Looking into the future of cloud-native geospatial technologies, several emerging trends promise to reshape the landscape, presenting opportunities for transformative advancements in the industry. One notable trend is the increasing integration of artificial intelligence (AI) and machine learning (ML) into geospatial data analytics. These technologies offer the potential to unlock valuable insights from vast datasets, enabling more sophisticated analysis, pattern recognition, and predictive modeling.
Another key trend is the rise of edge computing in geospatial applications. By processing data closer to the source, edge computing minimizes latency and enhances real-time decision-making in applications such as autonomous vehicles, smart cities, and IoT devices. This shift towards decentralized processing aligns seamlessly with the distributed nature of cloud-native approaches, contributing to more responsive and scalable geospatial solutions.
Advancements in 3D geospatial visualization and augmented reality (AR) also mark a compelling trend. Integrating these technologies into cloud-native platforms offers immersive and interactive experiences, revolutionizing how users interact with geospatial data.

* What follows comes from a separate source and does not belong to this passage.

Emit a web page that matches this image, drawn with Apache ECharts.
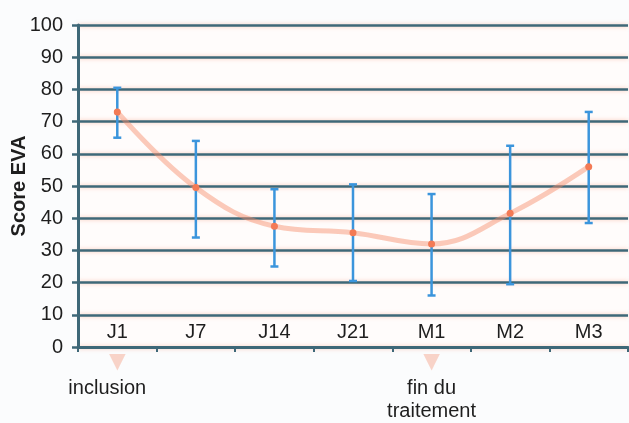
<!DOCTYPE html>
<html>
<head>
<meta charset="utf-8">
<script src="https://cdn.jsdelivr.net/npm/echarts@6/dist/echarts.min.js"></script>
<style>
  html, body { margin: 0; padding: 0; background: #fbfcfd; }
  #chart { width: 629px; height: 423px; }
</style>
</head>
<body>
<div id="chart"></div>
<script>
// valeurs
const categories = ['J1', 'J7', 'J14', 'J21', 'M1', 'M2', 'M3'];
const means = [73, 49.5, 37.5, 35.5, 32, 41.5, 56];
const lows = [65, 34, 25, 20.5, 16, 19.5, 38.5];
const highs = [80.5, 64, 49, 50.5, 47.5, 62.5, 73];
const milestones = ['inclusion', '', '', '', 'fin du\ntraitement', '', ''];

const chart = echarts.init(document.getElementById('chart'));

// barres d'erreur (low/high)
const errData = categories.map((c, i) => [i, lows[i], highs[i]]);

const txt = { fontFamily: 'Liberation Sans', fontSize: 20, color: '#1e1e1e' };

const option = {
  backgroundColor: '#fbfcfd',
  animation: false,
  grid: {
    left: 78, right: 1, top: 25, bottom: 76,
    containLabel: false, outerBoundsMode: 'none',
    show: true, backgroundColor: '#fffcfb', borderWidth: 0
  },
  xAxis: [
    {
      type: 'category',
      data: categories,
      boundaryGap: true,
      axisLine: { lineStyle: { color: '#3e6878', width: 3 } },
      axisTick: { show: true, length: 5, lineStyle: { color: '#3e6878', width: 2 } },
      axisLabel: Object.assign({ inside: true, margin: 5 }, txt),
      splitLine: { show: false }
    },
    {
      type: 'category',
      data: milestones,
      position: 'bottom',
      axisLine: { show: false },
      axisTick: { show: false },
      axisLabel: {
        interval: 0, margin: 0,
        formatter: (v, i) => {
          if (!v) return '';
          const st = i === 0 ? 'ti' : 't';
          return '{arr|▼}\n' + v.split('\n').map(s => '{' + st + '|' + s + '}').join('\n');
        },
        rich: {
          arr: { fontSize: 28, color: 'rgba(246,150,120,0.4)', lineHeight: 30 },
          t: Object.assign({ lineHeight: 23 }, txt),
          ti: Object.assign({ lineHeight: 23, padding: [0, 20, 0, 0] }, txt)
        }
      }
    }
  ],
  yAxis: {
    type: 'value',
    min: 0, max: 100, interval: 10,
    name: 'Score EVA',
    nameLocation: 'middle',
    nameGap: 49,
    nameMoveOverlap: false,
    nameTextStyle: { fontFamily: 'Liberation Sans', fontSize: 20, fontWeight: 'bold', color: '#1e1e1e' },
    axisLine: { show: true, lineStyle: { color: '#3e6878', width: 3 } },
    axisTick: { show: true, length: 6, lineStyle: { color: '#3e6878', width: 2.5 } },
    axisLabel: Object.assign({ margin: 15 }, txt),
    splitLine: {
      lineStyle: {
        color: '#3e6878', width: 2.5,
        shadowColor: 'rgba(248,150,115,0.5)', shadowBlur: 4
      }
    }
  },
  series: [
    {
      type: 'custom',
      data: errData,
      z: 3,
      renderItem: (params, api) => {
        const x = api.value(0);
        const lo = api.coord([x, api.value(1)]);
        const hi = api.coord([x, api.value(2)]);
        const cap = 4;
        const style = { stroke: '#3b95dc', lineWidth: 2.5 };
        return {
          type: 'group',
          children: [
            { type: 'line', shape: { x1: lo[0], y1: lo[1], x2: hi[0], y2: hi[1] }, style: style },
            { type: 'line', shape: { x1: lo[0] - cap, y1: lo[1], x2: lo[0] + cap, y2: lo[1] }, style: style },
            { type: 'line', shape: { x1: hi[0] - cap, y1: hi[1], x2: hi[0] + cap, y2: hi[1] }, style: style }
          ]
        };
      }
    },
    {
      type: 'line',
      data: means,
      smooth: 0.4,
      z: 4,
      symbol: 'circle',
      symbolSize: 7,
      lineStyle: { color: 'rgba(246,140,105,0.45)', width: 5 },
      itemStyle: { color: '#f37a55' }
    }
  ]
};

chart.setOption(option);
</script>
</body>
</html>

This has implications across various industries, from urban planning and architecture to gaming and tourism.
Additionally, the evolution of standardization efforts in geospatial data formats and protocols contributes to a more interoperable and collaborative ecosystem. As more organizations embrace cloud-native approaches, interoperability becomes increasingly vital, to allow seamless data exchange and collaboration across different platforms and systems.
The ongoing expansion of cloud-native geospatial services, such as serverless computing, containerization, and microservices architectures, continues to empower organizations with scalable, cost-effective, and flexible solutions. These technologies enable efficient resource utilization, rapid deployment, and improved scalability, shaping the future of geospatial data management.
In conclusion, the future of cloud-native geospatial technologies holds exciting prospects. A future we’re looking forward to being part of.